In fondo, neppure la Meloni ha protestato apertamente per la virata dell’alleato. Forse perché ha già fiutato che gli astri dell’ascesa draghiana al Colle si stanno posizionando in modo poco favorevole: “Lo stanno fregando”. Oppure, come racconta qualche leghista, perché i due leader conservatori e identitari stanno lavorando a un piano B. Sull’onda del tasto su cui Augusto Minzolini batte da settimane, contro lo zeitgeist che vede Draghi con le valige pronte: “Se il centrodestra che per la prima volta ha la possibilità di dire la sua giocherà e perderà male questa partita, verranno meno i motivi dell’alleanza. La coalizione dimostrerà di essere solo un sepolcro imbiancato”. Certo, è un avvertimento sulla “centralità” del Cavaliere e pro domo sua, ma c’è di più: “Dal Quirinale si conducono le danze, se vuoi fare riforme profonde devi avere un presidente amico o almeno non ostile”.

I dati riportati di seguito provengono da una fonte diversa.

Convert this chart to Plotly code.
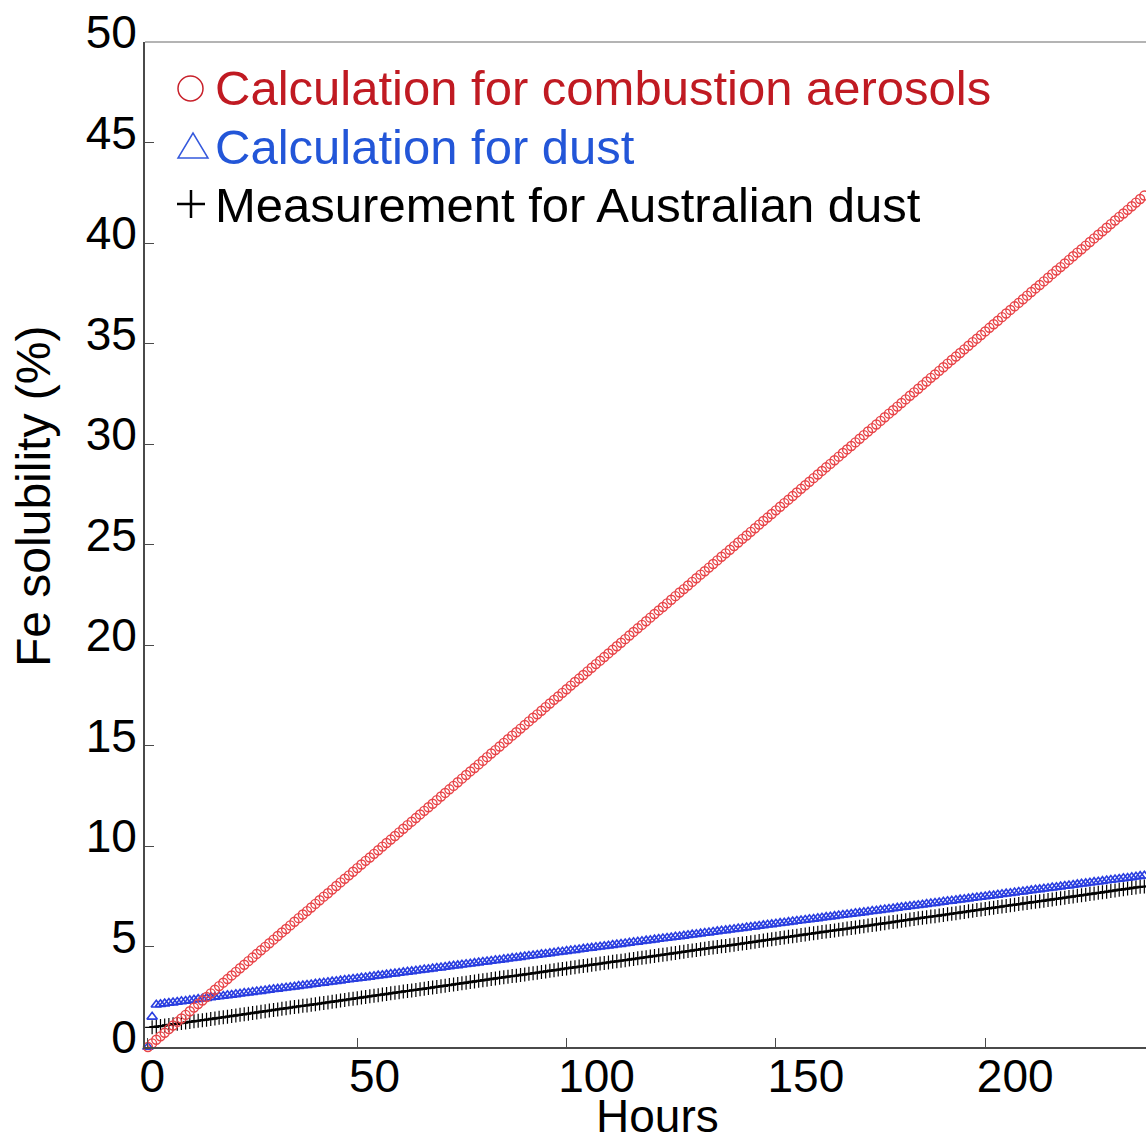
import plotly.graph_objects as go

# ---------------- data ----------------
hours = list(range(241))

combustion = [
    0, 0.18, 0.36, 0.53, 0.71, 0.89, 1.07, 1.25, 1.42, 1.60,
    1.78, 1.96, 2.14, 2.31, 2.49, 2.67, 2.85, 3.03, 3.20, 3.38,
    3.56, 3.74, 3.92, 4.09, 4.27, 4.45, 4.63, 4.81, 4.98, 5.16,
    5.34, 5.52, 5.70, 5.87, 6.05, 6.23, 6.41, 6.59, 6.76, 6.94,
    7.12, 7.30, 7.48, 7.65, 7.83, 8.01, 8.19, 8.37, 8.54, 8.72,
    8.90, 9.08, 9.26, 9.43, 9.61, 9.79, 9.97, 10.15, 10.32, 10.50,
    10.68, 10.86, 11.04, 11.21, 11.39, 11.57, 11.75, 11.93, 12.10, 12.28,
    12.46, 12.64, 12.82, 12.99, 13.17, 13.35, 13.53, 13.71, 13.88, 14.06,
    14.24, 14.42, 14.60, 14.77, 14.95, 15.13, 15.31, 15.49, 15.66, 15.84,
    16.02, 16.20, 16.38, 16.55, 16.73, 16.91, 17.09, 17.27, 17.44, 17.62,
    17.80, 17.98, 18.16, 18.33, 18.51, 18.69, 18.87, 19.05, 19.22, 19.40,
    19.58, 19.76, 19.94, 20.11, 20.29, 20.47, 20.65, 20.83, 21.00, 21.18,
    21.36, 21.54, 21.72, 21.89, 22.07, 22.25, 22.43, 22.61, 22.78, 22.96,
    23.14, 23.32, 23.50, 23.67, 23.85, 24.03, 24.21, 24.39, 24.56, 24.74,
    24.92, 25.10, 25.28, 25.45, 25.63, 25.81, 25.99, 26.17, 26.34, 26.52,
    26.70, 26.88, 27.06, 27.23, 27.41, 27.59, 27.77, 27.95, 28.12, 28.30,
    28.48, 28.66, 28.84, 29.01, 29.19, 29.37, 29.55, 29.73, 29.90, 30.08,
    30.26, 30.44, 30.62, 30.79, 30.97, 31.15, 31.33, 31.51, 31.68, 31.86,
    32.04, 32.22, 32.40, 32.57, 32.75, 32.93, 33.11, 33.29, 33.46, 33.64,
    33.82, 34.00, 34.18, 34.35, 34.53, 34.71, 34.89, 35.07, 35.24, 35.42,
    35.60, 35.78, 35.96, 36.13, 36.31, 36.49, 36.67, 36.85, 37.02, 37.20,
    37.38, 37.56, 37.74, 37.91, 38.09, 38.27, 38.45, 38.63, 38.80, 38.98,
    39.16, 39.34, 39.52, 39.69, 39.87, 40.05, 40.23, 40.41, 40.58, 40.76,
    40.94, 41.12, 41.30, 41.47, 41.65, 41.83, 42.01, 42.19, 42.36, 42.54,
    42.72,
]

dust_calc = [
    0, 1.5, 2.10, 2.13, 2.16, 2.19, 2.21, 2.24, 2.27, 2.29,
    2.32, 2.35, 2.38, 2.40, 2.43, 2.46, 2.49, 2.51, 2.54, 2.57,
    2.59, 2.62, 2.65, 2.68, 2.70, 2.73, 2.76, 2.78, 2.81, 2.84,
    2.87, 2.89, 2.92, 2.95, 2.97, 3.00, 3.03, 3.06, 3.08, 3.11,
    3.14, 3.17, 3.19, 3.22, 3.25, 3.27, 3.30, 3.33, 3.36, 3.38,
    3.41, 3.44, 3.46, 3.49, 3.52, 3.55, 3.57, 3.60, 3.63, 3.65,
    3.68, 3.71, 3.74, 3.76, 3.79, 3.82, 3.85, 3.87, 3.90, 3.93,
    3.95, 3.98, 4.01, 4.04, 4.06, 4.09, 4.12, 4.14, 4.17, 4.20,
    4.23, 4.25, 4.28, 4.31, 4.33, 4.36, 4.39, 4.42, 4.44, 4.47,
    4.50, 4.53, 4.55, 4.58, 4.61, 4.63, 4.66, 4.69, 4.72, 4.74,
    4.77, 4.80, 4.82, 4.85, 4.88, 4.91, 4.93, 4.96, 4.99, 5.01,
    5.04, 5.07, 5.10, 5.12, 5.15, 5.18, 5.21, 5.23, 5.26, 5.29,
    5.31, 5.34, 5.37, 5.40, 5.42, 5.45, 5.48, 5.50, 5.53, 5.56,
    5.59, 5.61, 5.64, 5.67, 5.69, 5.72, 5.75, 5.78, 5.80, 5.83,
    5.86, 5.89, 5.91, 5.94, 5.97, 5.99, 6.02, 6.05, 6.08, 6.10,
    6.13, 6.16, 6.18, 6.21, 6.24, 6.27, 6.29, 6.32, 6.35, 6.37,
    6.40, 6.43, 6.46, 6.48, 6.51, 6.54, 6.57, 6.59, 6.62, 6.65,
    6.67, 6.70, 6.73, 6.76, 6.78, 6.81, 6.84, 6.86, 6.89, 6.92,
    6.95, 6.97, 7.00, 7.03, 7.05, 7.08, 7.11, 7.14, 7.16, 7.19,
    7.22, 7.25, 7.27, 7.30, 7.33, 7.35, 7.38, 7.41, 7.44, 7.46,
    7.49, 7.52, 7.54, 7.57, 7.60, 7.63, 7.65, 7.68, 7.71, 7.73,
    7.76, 7.79, 7.82, 7.84, 7.87, 7.90, 7.93, 7.95, 7.98, 8.01,
    8.03, 8.06, 8.09, 8.12, 8.14, 8.17, 8.20, 8.22, 8.25, 8.28,
    8.31, 8.33, 8.36, 8.39, 8.41, 8.44, 8.47, 8.50, 8.52, 8.55,
    8.58,
]

dust_meas = [
    None, 0.98, 1.01, 1.04, 1.07, 1.10, 1.13, 1.16, 1.19, 1.22,
    1.25, 1.28, 1.31, 1.33, 1.36, 1.39, 1.42, 1.45, 1.48, 1.51,
    1.54, 1.57, 1.60, 1.63, 1.66, 1.69, 1.72, 1.75, 1.78, 1.81,
    1.84, 1.87, 1.90, 1.93, 1.96, 1.99, 2.02, 2.05, 2.07, 2.10,
    2.13, 2.16, 2.19, 2.22, 2.25, 2.28, 2.31, 2.34, 2.37, 2.40,
    2.43, 2.46, 2.49, 2.52, 2.55, 2.58, 2.61, 2.64, 2.67, 2.70,
    2.73, 2.76, 2.79, 2.81, 2.84, 2.87, 2.90, 2.93, 2.96, 2.99,
    3.02, 3.05, 3.08, 3.11, 3.14, 3.17, 3.20, 3.23, 3.26, 3.29,
    3.32, 3.35, 3.38, 3.41, 3.44, 3.47, 3.50, 3.53, 3.55, 3.58,
    3.61, 3.64, 3.67, 3.70, 3.73, 3.76, 3.79, 3.82, 3.85, 3.88,
    3.91, 3.94, 3.97, 4.00, 4.03, 4.06, 4.09, 4.12, 4.15, 4.18,
    4.21, 4.24, 4.27, 4.29, 4.32, 4.35, 4.38, 4.41, 4.44, 4.47,
    4.50, 4.53, 4.56, 4.59, 4.62, 4.65, 4.68, 4.71, 4.74, 4.77,
    4.80, 4.83, 4.86, 4.89, 4.92, 4.95, 4.98, 5.01, 5.03, 5.06,
    5.09, 5.12, 5.15, 5.18, 5.21, 5.24, 5.27, 5.30, 5.33, 5.36,
    5.39, 5.42, 5.45, 5.48, 5.51, 5.54, 5.57, 5.60, 5.63, 5.66,
    5.69, 5.72, 5.75, 5.77, 5.80, 5.83, 5.86, 5.89, 5.92, 5.95,
    5.98, 6.01, 6.04, 6.07, 6.10, 6.13, 6.16, 6.19, 6.22, 6.25,
    6.28, 6.31, 6.34, 6.37, 6.40, 6.43, 6.46, 6.49, 6.51, 6.54,
    6.57, 6.60, 6.63, 6.66, 6.69, 6.72, 6.75, 6.78, 6.81, 6.84,
    6.87, 6.90, 6.93, 6.96, 6.99, 7.02, 7.05, 7.08, 7.11, 7.14,
    7.17, 7.20, 7.23, 7.25, 7.28, 7.31, 7.34, 7.37, 7.40, 7.43,
    7.46, 7.49, 7.52, 7.55, 7.58, 7.61, 7.64, 7.67, 7.70, 7.73,
    7.76, 7.79, 7.82, 7.85, 7.88, 7.91, 7.94, 7.97, 7.99, 8.02,
    8.05,
]

series_names = [
    "Calculation for combustion aerosols",
    "Calculation for dust",
    "Measurement for Australian dust",
]
x_tickvals = [0, 50, 100, 150, 200]
x_ticktext = ["0", "50", "100", "150", "200"]
y_tickvals = [0, 5, 10, 15, 20, 25, 30, 35, 40, 45, 50]
x_title = "Hours"
y_title = "Fe solubility (%)"

# ---------------- figure ----------------
FONT = "Liberation Sans, Arial, Helvetica, sans-serif"
W, H = 1146, 1139
ML, MR, MT, MB = 145, 0, 42, 92
PW, PH = W - ML - MR, H - MT - MB


def px(xp):
    return (xp - ML) / PW


def py(yp):
    return (H - MB - yp) / PH


NBSP = "\u00a0"
# pad labels so they line up (left-ish) like the original
padded = [t + NBSP * (2 * (3 - len(t))) for t in x_ticktext]

fig = go.Figure()

fig.add_trace(go.Scatter(
    x=hours, y=dust_meas, mode="lines+markers", name=series_names[2],
    line=dict(color="#333333", width=2),
    marker=dict(symbol="cross-thin-open", size=10, color="black",
                line=dict(color="black", width=1.2)),
    cliponaxis=False, showlegend=False,
))
fig.add_trace(go.Scatter(
    x=hours, y=dust_calc, mode="markers", name=series_names[1],
    marker=dict(symbol="triangle-up-open", size=9, color="#2a3ee0",
                line=dict(color="#2a3ee0", width=1.6)),
    cliponaxis=False, showlegend=False,
))
fig.add_trace(go.Scatter(
    x=hours, y=combustion, mode="markers", name=series_names[0],
    marker=dict(symbol="circle-open", size=9, color="#e84448",
                line=dict(color="#e84448", width=1.4)),
    cliponaxis=False, showlegend=False,
))

shapes = [
    # light top frame line
    dict(type="line", xref="paper", yref="paper", x0=0, x1=1, y0=1, y1=1,
         line=dict(color="#b4b4b4", width=2)),
    # legend symbols
    dict(type="circle", xref="paper", yref="paper",
         x0=px(178), x1=px(203), y0=py(101), y1=py(76),
         line=dict(color="#c8202a", width=1.5)),
    dict(type="path", xref="paper", yref="paper",
         path=f"M {px(178)} {py(158)} L {px(208)} {py(158)} L {px(193)} {py(133)} Z",
         line=dict(color="#3559dd", width=1.5)),
    dict(type="line", xref="paper", yref="paper",
         x0=px(177), x1=px(205), y0=py(204), y1=py(204),
         line=dict(color="black", width=2.5)),
    dict(type="line", xref="paper", yref="paper",
         x0=px(191), x1=px(191), y0=py(190), y1=py(218),
         line=dict(color="black", width=2.5)),
]

legend_colors = ["#c01a22", "#2356d8", "black"]
legend_y = [88, 147, 205]
annotations = []
for name, col, yy in zip(series_names, legend_colors, legend_y):
    annotations.append(dict(
        text=name, xref="paper", yref="paper", x=px(213), y=py(yy),
        xanchor="left", yanchor="middle", showarrow=False,
        font=dict(family=FONT, size=49, color=col)))

annotations.append(dict(
    text=x_title, xref="paper", yref="paper", x=px(657), y=py(1116),
    xanchor="center", yanchor="middle", showarrow=False,
    font=dict(family=FONT, size=46, color="black")))
annotations.append(dict(
    text=y_title, xref="paper", yref="paper", x=px(33), y=py(497),
    xanchor="center", yanchor="middle", showarrow=False, textangle=-90,
    font=dict(family=FONT, size=48, color="black")))

fig.update_layout(
    width=W, height=H, autosize=False,
    margin=dict(l=ML, r=MR, t=MT, b=MB, pad=0),
    paper_bgcolor="white", plot_bgcolor="white",
    showlegend=False,
    shapes=shapes, annotations=annotations,
    xaxis=dict(
        range=[-0.7, 238.4], showgrid=False, zeroline=False,
        showline=True, linecolor="#4a4a4a", linewidth=2,
        ticks="inside", ticklen=9, tickwidth=1, tickcolor="#4a4a4a",
        tickvals=x_tickvals, ticktext=padded,
        ticklabelshift=30, ticklabelstandoff=-12,
        tickfont=dict(family=FONT, size=46, color="black"),
    ),
    yaxis=dict(
        range=[0, 50], showgrid=False, zeroline=False,
        showline=True, linecolor="#4a4a4a", linewidth=2,
        ticks="inside", ticklen=9, tickwidth=1, tickcolor="#4a4a4a",
        tickvals=y_tickvals,
        ticklabelshift=-10, ticklabelstandoff=-3,
        tickfont=dict(family=FONT, size=46, color="black"),
    ),
)

fig.write_html("out.html")
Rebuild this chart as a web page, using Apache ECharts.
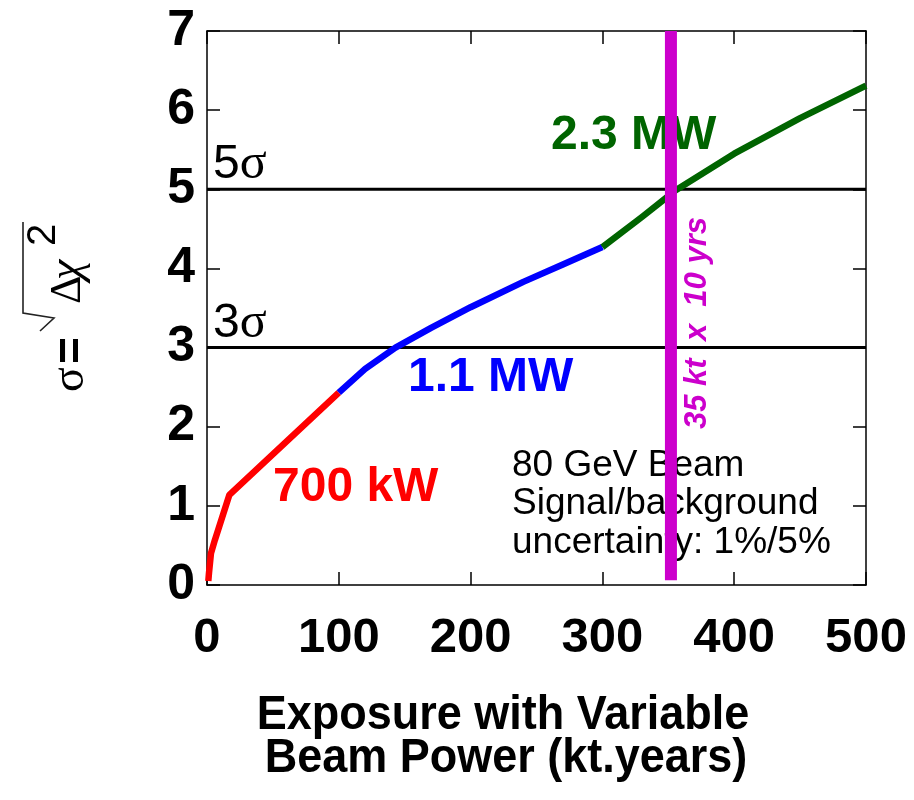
<!DOCTYPE html>
<html>
<head>
<meta charset="utf-8">
<title>Significance vs exposure</title>
<script src="https://cdn.jsdelivr.net/npm/echarts@6/dist/echarts.min.js"></script>
<style>
  html, body { margin: 0; padding: 0; background: #ffffff; }
  #chart { width: 914px; height: 800px; }
</style>
</head>
<body>
<div id="chart"></div>
<script>
// Exposure (kt.years) and significance for each beam-power stage
const redX   = [1, 1.5, 3, 6, 17, 100];
const redY   = [0.05, 0.15, 0.40, 0.57, 1.14, 2.43];
const blueX  = [100, 120, 143, 170, 200, 240, 270, 300];
const blueY  = [2.43, 2.73, 3.0, 3.25, 3.51, 3.83, 4.05, 4.27];
const greenX = [300, 330, 355, 400, 450, 500];
const greenY = [4.27, 4.65, 4.98, 5.45, 5.9, 6.31];

// Reference significance levels and the 35 kt x 10 yr exposure
const sigmaLevels = [5, 3];
const exposureMark = 352;
const exposureRange = [0.06, 7];

// Axis ticks
const xTicks = { min: 0, max: 500, step: 100 };
const yTicks = { min: 0, max: 7, step: 1 };

const SANS = '"Liberation Sans", Arial, Helvetica, sans-serif';
const SERIF = '"Liberation Serif", "Times New Roman", serif';

const zip = (xs, ys) => xs.map((x, i) => [x, ys[i]]);

const chart = echarts.init(document.getElementById('chart'), null, { renderer: 'canvas' });

const axisLineStyle = { color: '#000', width: 1.5 };

function frameAxis(position, ticks, labelOpts) {
  return {
    type: 'value', position: position,
    min: ticks.min, max: ticks.max, interval: ticks.step,
    axisLine: { show: true, onZero: false, lineStyle: axisLineStyle },
    axisTick: { show: true, inside: true, length: 13, lineStyle: axisLineStyle },
    axisLabel: labelOpts || { show: false },
    splitLine: { show: false }
  };
}

const option = {
  animation: false,
  backgroundColor: '#ffffff',
  grid: { left: 207, right: 48, top: 31, bottom: 215, containLabel: false },
  xAxis: [
    frameAxis('bottom', xTicks, { show: true, margin: 29, color: '#000', fontFamily: SANS, fontWeight: 'bold', fontSize: 49 }),
    frameAxis('top', xTicks)
  ],
  yAxis: [
    frameAxis('left', yTicks, { show: true, margin: 12, color: '#000', fontFamily: SANS, fontWeight: 'bold', fontSize: 50 }),
    frameAxis('right', yTicks)
  ],
  series: [
    ...sigmaLevels.map(level => ({
      type: 'line', name: level + 'σ',
      data: [[xTicks.min, level], [xTicks.max, level]],
      symbol: 'none', silent: true, z: 3,
      lineStyle: { color: '#000', width: 3 }
    })),
    {
      type: 'line', name: '700 kW', data: zip(redX, redY),
      symbol: 'none', z: 4,
      lineStyle: { color: '#ff0000', width: 6.5, join: 'round' }
    },
    {
      type: 'line', name: '1.1 MW', data: zip(blueX, blueY),
      symbol: 'none', z: 4,
      lineStyle: { color: '#0000ff', width: 6.5, join: 'round' }
    },
    {
      type: 'line', name: '2.3 MW', data: zip(greenX, greenY),
      symbol: 'none', z: 4,
      lineStyle: { color: '#006400', width: 6.5, join: 'round' }
    },
    {
      type: 'line', name: '35 kt x 10 yrs',
      data: exposureRange.map(y => [exposureMark, y]),
      symbol: 'none', z: 10,
      lineStyle: { color: '#cc00cc', width: 12 }
    }
  ],
  graphic: [
    // significance level tags
    {
      type: 'text', x: 213, y: 165, z: 1,
      style: {
        text: '{a|5}{b|σ}', verticalAlign: 'middle', align: 'left',
        rich: {
          a: { fontFamily: SANS, fontSize: 48, fill: '#000' },
          b: { fontFamily: SERIF, fontSize: 50, fill: '#000' }
        }
      }
    },
    {
      type: 'text', x: 213, y: 324, z: 1,
      style: {
        text: '{a|3}{b|σ}', verticalAlign: 'middle', align: 'left',
        rich: {
          a: { fontFamily: SANS, fontSize: 48, fill: '#000' },
          b: { fontFamily: SERIF, fontSize: 50, fill: '#000' }
        }
      }
    },
    // beam-power stage labels
    {
      type: 'text', x: 273, y: 488, z: 1,
      style: { text: '700 kW', fill: '#ff0000', fontFamily: SANS, fontWeight: 'bold', fontSize: 48, align: 'left', verticalAlign: 'middle' }
    },
    {
      type: 'text', x: 408, y: 378, z: 1,
      style: { text: '1.1 MW', fill: '#0000ff', fontFamily: SANS, fontWeight: 'bold', fontSize: 48, align: 'left', verticalAlign: 'middle' }
    },
    {
      type: 'text', x: 551, y: 136, z: 1,
      style: { text: '2.3 MW', fill: '#006400', fontFamily: SANS, fontWeight: 'bold', fontSize: 48, align: 'left', verticalAlign: 'middle' }
    },
    // exposure marker caption
    {
      type: 'text', x: 697, y: 323, rotation: Math.PI / 2, z: 1,
      style: {
        text: '35 kt  x  10 yrs', fill: '#cc00cc', fontFamily: SANS,
        fontWeight: 'bold', fontStyle: 'italic', fontSize: 31,
        align: 'center', verticalAlign: 'middle'
      }
    },
    // analysis conditions
    {
      type: 'text', x: 512, y: 504, z: 1,
      style: {
        text: '80 GeV Beam\nSignal/background\nuncertainty: 1%/5%',
        fill: '#000', fontFamily: SANS, fontSize: 37, lineHeight: 38.5,
        align: 'left', verticalAlign: 'middle'
      }
    },
    // x-axis title
    {
      type: 'text', x: 503, y: 716, z: 1, scaleY: 1.08,
      style: { text: 'Exposure with Variable', fill: '#000', fontFamily: SANS, fontWeight: 'bold', fontSize: 45, align: 'center', verticalAlign: 'middle' }
    },
    {
      type: 'text', x: 506, y: 759, z: 1, scaleY: 1.08,
      style: { text: 'Beam Power (kt.years)', fill: '#000', fontFamily: SANS, fontWeight: 'bold', fontSize: 45, align: 'center', verticalAlign: 'middle' }
    },
    // y-axis title: sigma = sqrt(delta chi^2), read bottom to top
    {
      type: 'group', x: 85, y: 392, rotation: Math.PI / 2, z: 1,
      children: [
        { type: 'text', x: 0, y: -14, style: { text: 'σ', fill: '#000', fontFamily: SERIF, fontSize: 46, align: 'left', verticalAlign: 'middle' } },
        { type: 'text', x: 28, y: -13, style: { text: '=', fill: '#000', fontFamily: SANS, fontWeight: 'bold', fontSize: 46, align: 'left', verticalAlign: 'middle' } },
        {
          type: 'polyline',
          shape: { points: [[61, -45], [74, -31], [79, -62], [170, -62]] },
          style: { stroke: '#222', lineWidth: 1.6, fill: null }
        },
        { type: 'text', x: 88, y: -17, style: { text: 'Δ', fill: '#000', fontFamily: SERIF, fontSize: 44, align: 'left', verticalAlign: 'middle' } },
        { type: 'text', x: 112, y: -17, style: { text: 'χ', fill: '#000', fontFamily: SERIF, fontStyle: 'italic', fontSize: 46, align: 'left', verticalAlign: 'middle' } },
        { type: 'text', x: 146, y: -41, style: { text: '2', fill: '#000', fontFamily: SANS, fontSize: 40, align: 'left', verticalAlign: 'middle' } }
      ]
    }
  ]
};

chart.setOption(option);
</script>
</body>
</html>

Ecco perché, con le mani legate dai lacci del Recovery e con i falchi del rigore che volano in cerchio, Salvini e Meloni cominciano a chiedersi se in vista della sospirata legittimazione nei consessi europei convenga cambiare schema: anziché la carta “Draghi al Colle” usare quella “Draghi a Chigi e un amico al Colle”. Berlusconi fino alla quarta votazione, se non ce la fa Mister X. Certo, la prospettiva conviene più al Capitano che alla leader dell’unica forza di opposizione. Che per ora fa buon viso a cattivo gioco, chiedendosi quanto durerà.